Where you see pollution, Image Comics sees profit. Great Pacific #1 is created by Joe Harris and Martin Morazzo.
Plastic is pretty evil. It's really just oil and a bunch of other chemicals smashed together into some inalieable form that just doesn't go away. It biodegrades slowly, if at all, and when it does break down, it pollutes the ground and water around it. As ubiquitous as they are ultimately harmful, consumer grade plastics just may be sending us down the path to environmental ruin (at the very least, they really don't help).
Thankfully, Chas Worthington has an idea. The son of a late Texas oil billionaire, Chaz seems to be living a life of privileged white adventurism (and he is), but his brand of adventurism can potentially accomplish something. While gallavanting around the world, Chaz has found time to develop tech that could break down all the plastic and oil polluting the environment and he wants his father's company to market it. "It doesn't take a bleeding heart to save the world," he tells the chairman of the board, "it takes a profit motive." Going by its first issue, Great Pacific serves as a type of sister title to Matt Hawkings and Rahsan Ekedal's Think Tank, also published by Image. They deal in the same brand of speculative fiction that celebrates the driving spirit and idealism of youth. Chas Worthington and Think Tank's David Loren are certainly cut from the same cloth; they both have a desire to use the wondrous advanced techology to rebel against the controllers of that technology and, in their eyes, save the world. Both books are compelling looks at ego as the motivation for altruism, since their respective protagonists are as much interested in showing off just what they can do as they are in making their mark on the world.
It's really no surprise to see Joe Harris, the writer of books like Ghost Projekt and Spontaneous, work in the milieu of modern day problem-solving and grounded science fiction. Harris has brought together a very real problem (if the dire statistics about plastic and the environment presented on the inside front cover of the issue aren't true, well they certainly feel like they are) and a theoretically plausible solution, and then surrounds them with realistic character motivations and consequences. Great Pacific is certainly a power fantasy, but it's the type of thing that doesn't feel completely out of reach or the realm of possibility (on the other hand, there is a two-headed bird in the issue, as well as two people who appear to be hovering above the ground – although they could just be in mid-jump). This grounding is underscored by Martín Morazzo's art, which exhibits strong figure drawing through loose linework and a texture in his color art that recalls Frank Quitely comics. Morazzo's figures are very gestural, and the world is intricately detailed. Morazzo utilizes page width panels throughout the issue. This makes for very boring page design, but the artist at least justifies this "wide-angle lens" approach to visual storytelling by filling his panels with wide vistas and narrative depth. The layout could stand to be pushed into more interesting territory, but Morazzo's use of light and shadow, not to mention his very vibrant color palette, do keep the reader engaged with the issue.

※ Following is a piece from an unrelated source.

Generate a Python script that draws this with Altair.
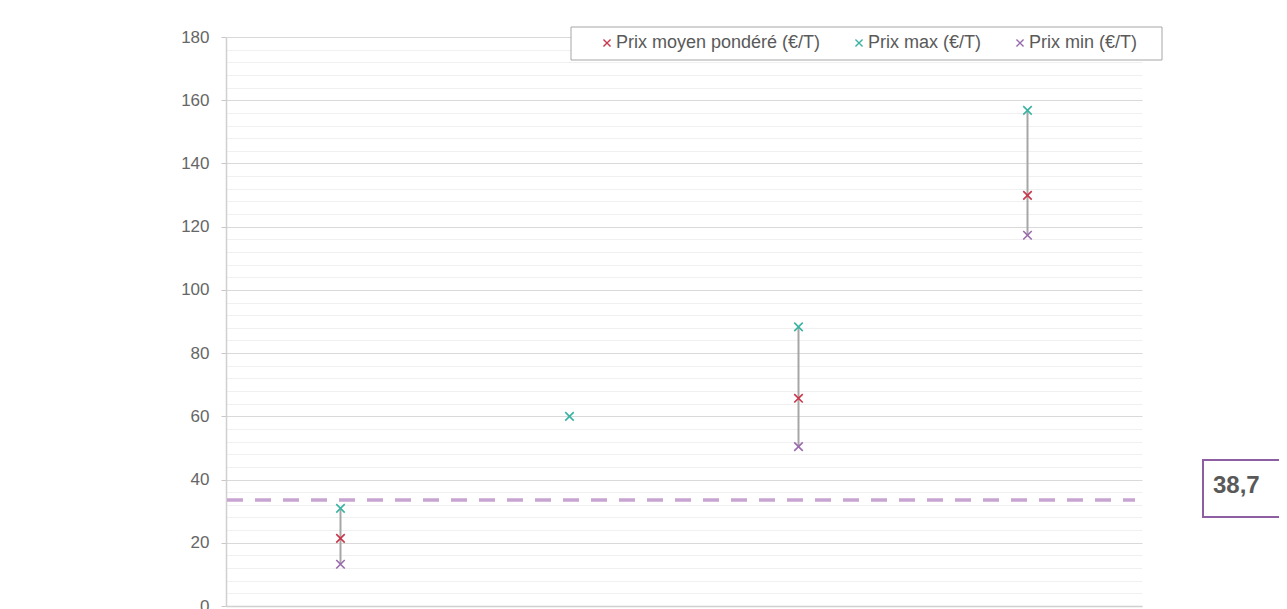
import altair as alt
import pandas as pd

# ---- data ----
categories = ["Catégorie 1", "Catégorie 2", "Catégorie 3", "Catégorie 4"]
prix_moyen = [21.4, None, 65.7, 129.9]
prix_max = [30.9, 60.0, 88.3, 156.8]
prix_min = [13.2, None, 50.4, 117.3]
series_names = ["Prix moyen pondéré (€/T)", "Prix max (€/T)", "Prix min (€/T)"]
series_colors = ["#c8374b", "#3bb3a3", "#9a6aae"]
reference_value = [33.5]
reference_label = ["38,7"]
y_ticks = list(range(0, 181, 4))

FONT = "Liberation Sans"
XPATH = "M-1,-1L1,1M-1,1L1,-1"

rows = []
for c, m, mx, mn in zip(categories, prix_moyen, prix_max, prix_min):
    for name, v in zip(series_names, (m, mx, mn)):
        if v is not None:
            rows.append({"categorie": c, "serie": name, "valeur": v})
points_df = pd.DataFrame(rows)

bars_df = pd.DataFrame([
    {"categorie": c, "min": mn, "max": mx}
    for c, mn, mx in zip(categories, prix_min, prix_max)
    if mn is not None and mx is not None
])

ref_df = pd.DataFrame({"valeur": reference_value, "label": reference_label})

x_axis = alt.Axis(title=None, labels=False, ticks=False, grid=False,
                  domainColor="#d0d0d0", domainWidth=1.5)
x_enc = alt.X(
    "categorie:N",
    sort=categories,
    scale=alt.Scale(domain=categories, type="point", padding=0.5),
    axis=x_axis,
)
major = "datum.value % 20 === 0"
y_scale = alt.Scale(domain=[0, 180], nice=False, zero=True)
y_axis = alt.Axis(
    title=None,
    values=y_ticks,
    labelExpr=f"{major} ? datum.label : ''",
    labelOverlap=False,
    gridColor={"condition": {"test": major, "value": "#d9d9d9"}, "value": "#f0f0f0"},
    gridWidth=1,
    tickOpacity={"condition": {"test": major, "value": 1}, "value": 0},
    tickColor="#c8c8c8",
    tickSize=5,
    domainColor="#d0d0d0",
    domainWidth=1.5,
    labelPadding=12,
    labelFontSize=17,
    labelColor="#666666",
    labelFont=FONT,
)

bars = alt.Chart(bars_df).mark_rule(color="#a6a6a6", strokeWidth=2).encode(
    x=x_enc,
    y=alt.Y("min:Q", scale=y_scale, axis=y_axis),
    y2="max:Q",
)

ref_line = alt.Chart(ref_df).mark_rule(
    color="#c7a4d1", strokeWidth=3.5, strokeDash=[16, 12]
).encode(
    y=alt.Y("valeur:Q", scale=y_scale, axis=y_axis),
    x=alt.value(1),
    x2=alt.value(909),
)

legend_box = alt.Chart(ref_df).mark_rect(
    fill="white", stroke="#a6a6a6", strokeWidth=1
).encode(
    x=alt.value(345), x2=alt.value(936), y=alt.value(-10), y2=alt.value(23)
)

pts = alt.Chart(points_df).mark_point(
    shape=XPATH, filled=False, size=72, strokeWidth=1.6, opacity=1
).encode(
    x=x_enc,
    y=alt.Y("valeur:Q", scale=y_scale, axis=y_axis),
    color=alt.Color(
        "serie:N",
        scale=alt.Scale(domain=series_names, range=series_colors),
        sort=series_names,
        legend=alt.Legend(
            title=None,
            orient="none",
            legendX=372,
            legendY=-3,
            direction="horizontal",
            symbolType=XPATH,
            symbolSize=50,
            symbolStrokeWidth=1.4,
            labelFontSize=18,
            labelFont=FONT,
            labelColor="#595959",
            labelOffset=0,
            labelLimit=0,
            columnPadding=29,
            padding=0,
        ),
    ),
)

value_box = alt.Chart(ref_df).mark_rect(
    fill="white", stroke="#8e5ea2", strokeWidth=2
).encode(
    x=alt.value(977), x2=alt.value(1120), y=alt.value(423), y2=alt.value(480)
)

value_text = alt.Chart(ref_df).mark_text(
    align="left", baseline="alphabetic", fontSize=24, fontWeight="bold",
    color="#595959", font=FONT
).encode(
    x=alt.value(987), y=alt.value(456), text="label:N"
)

chart = alt.layer(bars, ref_line, legend_box, pts, value_box, value_text).properties(
    width=916,
    height=569,
    autosize=alt.AutoSizeParams(type="none"),
    padding={"left": 218, "top": 29, "right": 137, "bottom": 3},
).configure(font=FONT).configure_view(stroke=None)

chart.save("out.html", embed_options={"renderer": "svg", "actions": False})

Harris writes a very vital, even provocative, story in Great Pacific #1, one that's actually very contemplative amidst all the corporate malfeasance and intrigue. Chas Worthington doesn't make any of his choices lightly, but he obviously has his reasons to be resolute in his convictions. He's off to his own island to save the world, in is own way, and Harris approaches that notion with lots of subtext (while Chas and his uncle talk about their plan out on the porch of a large Texas ranch, a staff of black servants clear away their plates from the dinner table – eliminating hydrocarbons won't do anything about class inequality) and also a well-considered sense of foreboding. Chas feels like he has all the answers, and he gets away with a lot of high-risk behavior (including outright theft), but the issue starts with a look two weeks in the future, when Chas wakes up on a beach of trash and gets accosted by a two-headed bird. It appears he's in over his head.

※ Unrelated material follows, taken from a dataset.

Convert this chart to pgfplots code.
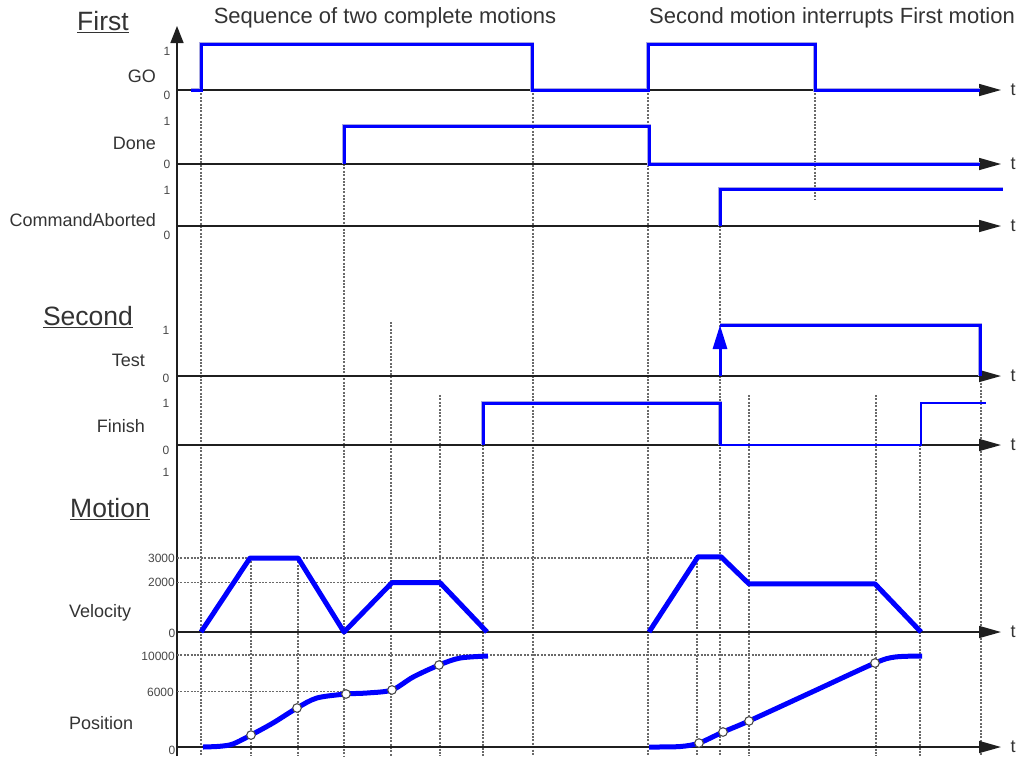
\documentclass[border=0pt]{standalone}
\usepackage{pgfplots}
\pgfplotsset{compat=1.18}
\usetikzlibrary{arrows.meta}
\usepackage{fontspec}
\setmainfont{Liberation Sans}
\definecolor{txt}{HTML}{333333}
\definecolor{guidecol}{HTML}{6A6A6A}
\definecolor{sigblue}{HTML}{0000FF}
\definecolor{halo}{HTML}{A8A8E0}
\pgfplotsset{
  panel/.style={x=1pt, xmin=177, xmax=1000, ymin=0, ymax=1, hide axis, clip=false, anchor=south west},
}
\tikzset{
  base/.style={line width=1.5pt, black!88, -{Triangle[length=22pt,width=12pt]}},
  guide/.style={guidecol, line width=1.1pt, dash pattern=on 2pt off 1.4pt},
  sigline/.style={sigblue, line width=3pt, line join=miter, preaction={draw=halo, line width=4.6pt}},
  plainsig/.style={sigblue, line width=3pt},
  thinsig/.style={sigblue, line width=1.4pt},
  motion/.style={sigblue, line width=5pt, line join=round},
  lab/.style={text=txt, font=\fontsize{18}{20}\selectfont, inner sep=0pt},
  tick/.style={text=txt!90, font=\fontsize{12}{13}\selectfont, inner sep=0pt},
  head/.style={text=txt, font=\fontsize{26.5}{30}\selectfont, inner sep=0pt},
  ttl/.style={text=txt, font=\fontsize{22}{25}\selectfont, inner sep=0pt},
}
\begin{document}
\begin{tikzpicture}[x=1pt,y=1pt]
\useasboundingbox (0,0) rectangle (1017,-756);
% ---------- frame: guides, vertical axis and texts ----------
\begin{axis}[x=1pt, y=1pt, xmin=0, xmax=1017, ymin=-756, ymax=0, hide axis, clip=false,
  anchor=south west, at={(0pt,-756pt)}]
\addplot[guide] coordinates {(201,-90) (201,-756)};
\addplot[guide] coordinates {(344,-164) (344,-756)};
\addplot[guide] coordinates {(391,-322) (391,-756)};
\addplot[guide] coordinates {(440,-395) (440,-756)};
\addplot[guide] coordinates {(483,-445) (483,-756)};
\addplot[guide] coordinates {(533,-90) (533,-756)};
\addplot[guide] coordinates {(648,-90) (648,-756)};
\addplot[guide] coordinates {(815,-90) (815,-200)};
\addplot[guide] coordinates {(720,-226) (720,-756)};
\addplot[guide] coordinates {(749,-395) (749,-756)};
\addplot[guide] coordinates {(876,-395) (876,-756)};
\addplot[guide] coordinates {(920,-445) (920,-756)};
\addplot[guide] coordinates {(981,-376) (981,-756)};
\addplot[guide] coordinates {(251,-558) (251,-756)};
\addplot[guide] coordinates {(298,-558) (298,-756)};
\addplot[guide] coordinates {(697,-556) (697,-756)};
\draw[line width=1.5pt, black!88, -{Triangle[length=17pt,width=13pt]}] (axis cs:177,-756) -- (axis cs:177,-26);
% headings
\node[head] at (axis cs:103,-22) {\underline{First}};
\node[head] at (axis cs:88,-317) {\underline{Second}};
\node[head] at (axis cs:110,-509) {\underline{Motion}};
\node[ttl] at (axis cs:385,-18) {Sequence of two complete motions};
\node[ttl, anchor=east] at (axis cs:1015,-18) {Second motion interrupts First motion};
% signal names
\node[lab, anchor=east] at (axis cs:156,-76) {GO};
\node[lab, anchor=east] at (axis cs:156,-143) {Done};
\node[lab, anchor=east] at (axis cs:156,-220) {CommandAborted};
\node[lab, anchor=east] at (axis cs:145,-360) {Test};
\node[lab, anchor=east] at (axis cs:145,-426) {Finish};
\node[lab, anchor=west] at (axis cs:69,-613) {Velocity};
\node[lab, anchor=west] at (axis cs:69,-723) {Position};
% level labels
\node[tick] at (axis cs:167,-51) {1};
\node[tick] at (axis cs:167,-95) {0};
\node[tick] at (axis cs:167,-121) {1};
\node[tick] at (axis cs:167,-164) {0};
\node[tick] at (axis cs:167,-190) {1};
\node[tick] at (axis cs:167,-235) {0};
\node[tick] at (axis cs:166,-330) {1};
\node[tick] at (axis cs:166,-378) {0};
\node[tick] at (axis cs:166,-403) {1};
\node[tick] at (axis cs:166,-450) {0};
\node[tick] at (axis cs:166,-472) {1};
\node[tick, anchor=east] at (axis cs:175,-558) {3000};
\node[tick, anchor=east] at (axis cs:175,-582) {2000};
\node[tick] at (axis cs:172,-633) {0};
\node[tick, anchor=east] at (axis cs:175,-656) {10000};
\node[tick, anchor=east] at (axis cs:174,-692) {6000};
\node[tick] at (axis cs:172,-750) {0};
\end{axis}
% ---------- GO ----------
\begin{axis}[panel, y=46pt, at={(177pt,-90pt)}]
\draw[base] (axis cs:177,0) -- (axis cs:1001,0);
\node[lab] at (axis cs:1013,0) {t};
\addplot[sigline] coordinates {(191,0) (201,0) (201,1) (532,1) (532,0) (648,0) (648,1) (815,1) (815,0) (980,0)};
\end{axis}
% ---------- Done ----------
\begin{axis}[panel, y=38pt, at={(177pt,-164pt)}]
\draw[base] (axis cs:177,0) -- (axis cs:1001,0);
\node[lab] at (axis cs:1013,0) {t};
\addplot[sigline] coordinates {(344,0) (344,1) (649,1) (649,0) (980,0)};
\end{axis}
% ---------- CommandAborted ----------
\begin{axis}[panel, y=37pt, at={(177pt,-226pt)}]
\draw[base] (axis cs:177,0) -- (axis cs:1001,0);
\node[lab] at (axis cs:1013,0) {t};
\addplot[sigline] coordinates {(720,0) (720,1) (1003,1)};
\end{axis}
% ---------- Test ----------
\begin{axis}[panel, y=51pt, at={(177pt,-376pt)}]
\draw[base] (axis cs:177,0) -- (axis cs:1001,0);
\node[lab] at (axis cs:1013,0) {t};
\addplot[sigline] coordinates {(720,1) (980,1) (980,0)};
\addplot[plainsig, -{Triangle[length=24pt,width=14pt]}] coordinates {(720,0) (720,1)};
\end{axis}
% ---------- Finish ----------
\begin{axis}[panel, y=42pt, at={(177pt,-445pt)}]
\draw[base] (axis cs:177,0) -- (axis cs:1001,0);
\node[lab] at (axis cs:1013,0) {t};
\addplot[sigline] coordinates {(483,0) (483,1) (720,1) (720,0)};
\addplot[thinsig] coordinates {(720,0) (921,0) (921,1) (986,1)};
\end{axis}
% ---------- Velocity ----------
\begin{axis}[panel, y=0.024667pt, ymax=3000, at={(177pt,-632pt)}]
\addplot[guide] coordinates {(177,3000) (697,3000)};
\addplot[guide] coordinates {(177,2000) (392,2000)};
\draw[base] (axis cs:177,0) -- (axis cs:1001,0);
\node[lab] at (axis cs:1013,0) {t};
\addplot[motion] coordinates {(201,0) (250,3000) (298,3000) (344,0) (392,2000) (440,2000) (487,0)};
\addplot[motion] coordinates {(649,0) (698,3050) (721,3050) (749,1950) (875,1950) (921,0)};
\end{axis}
% ---------- Position ----------
\begin{axis}[panel, y=0.0092pt, ymax=10000, at={(177pt,-747pt)}]
\addplot[guide] coordinates {(177,10000) (877,10000)};
\addplot[guide] coordinates {(177,6000) (392,6000)};
\draw[base] (axis cs:177,0) -- (axis cs:1001,0);
\node[lab] at (axis cs:1013,0) {t};
\addplot[motion, smooth] coordinates {(203,0) (220,80) (233,330) (251,1300) (273,2610) (297,4240) (317,5330) (346,5760) (367,5870) (392,6200) (413,7600) (439,8910) (460,9670) (488,9890)};
\addplot[motion, smooth] coordinates {(649,0) (680,50) (699,430) (723,1630) (749,2830) (812,5980) (875,9130) (895,9780) (922,9890)};
\addplot[only marks, mark=*, mark size=4.3pt, mark options={fill=white, draw=black!70, line width=1.1pt}] coordinates {(251,1300) (297,4240) (346,5760) (392,6200) (439,8910) (699,430) (723,1630) (749,2830) (875,9130)};
\end{axis}
\end{tikzpicture}
\end{document}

Great Pacific #1 is a well-constructed first issue of an intriguing new concept. It's very well-realized and beautifully rendered. Harris and Marozzo spend a lot of time and page space exploring the world and potential consequences of Chas Worthington's story by visitiing a lot of different locations and considering different thematic elements. It's a well-paced read that engages the reader with potent ideas and wonderful artwork. Between this, Think Tank, and The Massive, among other works, It's great to see this type of speculative fiction really coming back to comics.